The first “tells” the reader that the speaker is nervous, and stammering, but not much more. The second shows the stammer in dialogue, and reveals just how nervous (and yet brave, and perhaps short of stature) she is.
Food for thought. 🙂
Thank you! It’s so easy to get caught up trying to show (and for me, it can be really hard!), that I’ve often felt it’s not quite right. I think you’ve pointed out why some of my scenes aren’t sitting well with me – there’s so much showing going on that my readers would be dribbling as they fall asleep.
One of the hardest things to figure out is what is the most important things to show. I find it is helpful to try and plant myself into my POV character and think about their current emotion state: what would they notice and why? What stands out to them? And then in narrative, think about what will build a specific mood that heightens the POV character’s emotions? What information does the reader need to “feel part of the scene” and of that, what needs to be shown through sensory detail to make the world come alive, and what can simply be told to keep things moving?
The good news is, the more we write and practice, the better we get at finding the right balance!
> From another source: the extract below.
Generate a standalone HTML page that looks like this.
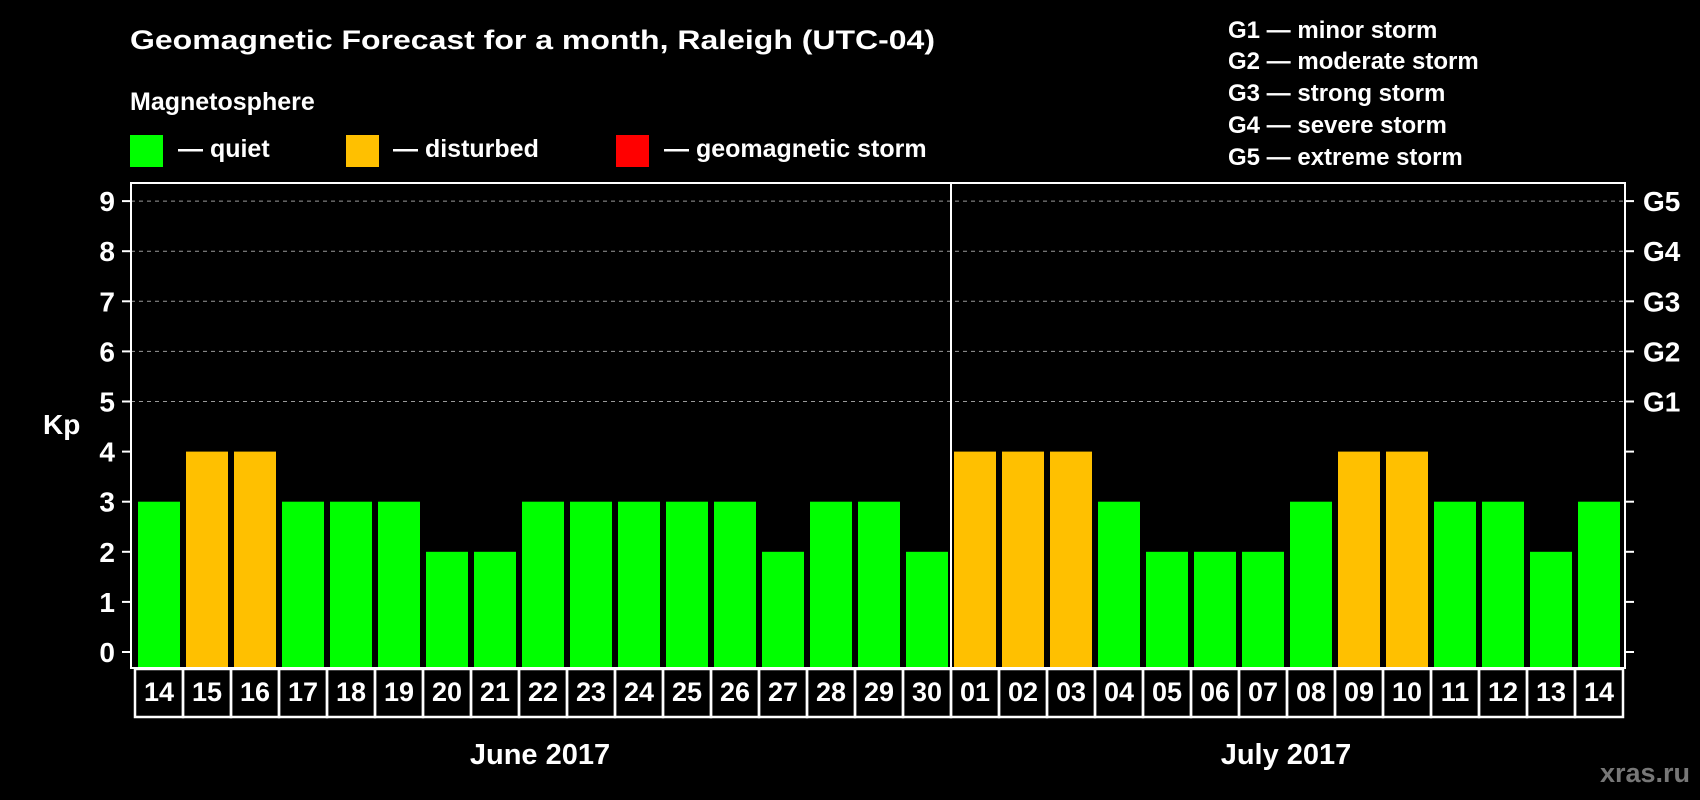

Good luck!
Thanks so much Angela, you are very generous with your knowledge. By the way, I recently bought The Emotion Thesaurus and loving it.
That’s great Lisa–I hope you find it helpful when your brain needs a nudge. 🙂 Thanks for taking it for a test drive!
Good reminders! It is definitely sometimes tough to know when to slow it down and when to tell instead of show. Thanks.
It can be really tough! I do think though that the more we practice, and the better we understand pacing, the easier this gets 🙂
Thank you for showing when it’s okay to tell. 🙂
Glad this helps Manju!
When to show and when to tell – we need know how to do both.
Wonderful post.
Thanks so much!
Funny, but I was just having this same conversation with an author I beta read for recently. Finding that delicate balance can be so difficult but so important. Thanks for putting together this informative piece. You ladies are amazing. Thanks for all you do.
Aw thanks Jenny! Glad this came at the right time! 🙂
Nothing else is coming to mind. Seems like you covered it! 😀 Thank you!
Whoo-hoo! LOL, thanks Donna! As long as I hit the biggies, I’m happy!
Great info, details should add not bore!!
Exactly! If we kill the pacing, readers skim or shut the book, so we have to get this right. 🙂
Thanks much for more info on this tricky balance!
Glad it helps Carleen!
Pacing is everything. Even a quiet story can’t drag or it will lose the reader’s interest. I’ve read action/adventures that didn’t give the reader time to breathe and like you said, the experience was overwhelming. Great advice. Thanks!
Yes, that time to breathe is important. Novels that move at a breakneck speed all the way through shortchange readers and keep them from really getting to know the characters on a deeper level…if they can even make it through to the end.
This really speaks to me:
“Only that word economy is important, and doing more with less is key. We maintain the intensity by choosing what is important enough to show, and what can be told.”
Thanks. I will share this gem with my writers’ guild.
Thanks so much Maureen. 🙂 The show & tell part of writing is something we really have to practice before finding the right balance. I think this is where reading authors we admire can be very instructive. Those with strong showing & telling skills can illustrate this balance, and we directly experience the impact of being drawn into scenes and pulled deeper into the story like a leaf directed by the wind. Happy writing!